Dublin mayor says city is growing, getting better | April 26, 2013 | Pleasanton Weekly | PleasantonWeekly.com |


Pleasanton Weekly

Column - April 26, 2013

Dublin mayor says city is growing, getting better

by Jeb Bing

Mayor Tim Sbranti told a group of Realtors last week that his city is more diversified than most, making it a community with housing, businesses and a city government that welcomes all. In remarks to the Valley Real Estate Network, Sbranti said few cities have managed to build housing for as many different income levels as Dublin with retail and commercial businesses following the population growth. Dublin is now one of the most ethnically-mixed cities in the Tri-Valley, and it is attracting large businesses to locate in the city because their entire work forces can afford to live nearby among friends and compatible retail stores.

Just 12 years ago, Sbranti said Dublin was home to a few good chain restaurants and mostly basic retail stores. Today, it's become a city known for its high-value, Indian, Pakistani, Asian and Middle Eastern restaurants as well as a growing number of recognized eateries. Recognizing a continuing need for mixed housing, the City Council has changed zoning restrictions to encourage more high-end housing as well as affordable to market rate apartments along the Dublin Boulevard corridor that appeal to BART and other public transportation commuters.

Dublin's parks also are becoming among the best in the area, with a new indoor-outdoor aquatic center approved for Emerald Glen Park in the center of the city. The facility will include a sports pool designed for competitive meets, water polo and waterpark type amenities and events planned for all age groups.

Camp Parks, which Sbranti said was too small to become part of the major military base reductions a few years ago, has now become a facility needed by the Army to replace training facilities that were closed. The camp will soon be expanded with at least six new training facilities to replace its old Korean/Vietnam war era buildings and will remain a permanent training installation. That will save hundreds of civilian jobs at the base that were at risk. The Army also has agreed to a land exchange with Dublin, turning over 187 acres of prime land along Dublin Boulevard to a housing developer that is now working with the city on construction plans.

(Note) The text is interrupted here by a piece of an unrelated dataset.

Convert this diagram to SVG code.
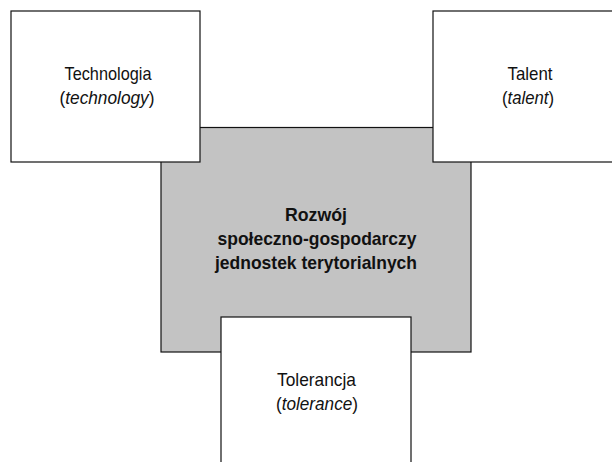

Sbranti said he is proud that Dublin took advantage of the recent economic downturn to re-think its land use laws. Parking restrictions were changed to allow more retail development on some of the wide open, under-developed parking lots in the downtown area. A new housing project geared to senior veterans has been approved for the long-vacant Crown Chevrolet site with more retail stores next to it. Several new restaurants are now vying for permits to build next to Sprouts, the grocer that has drawn shoppers to the old Circuit City site.

"We even have a cricket pitch over at our new Fallon Sports Park, which is another amenity only Dublin has to appeal to a widely diversified and growing population," Sbranti said.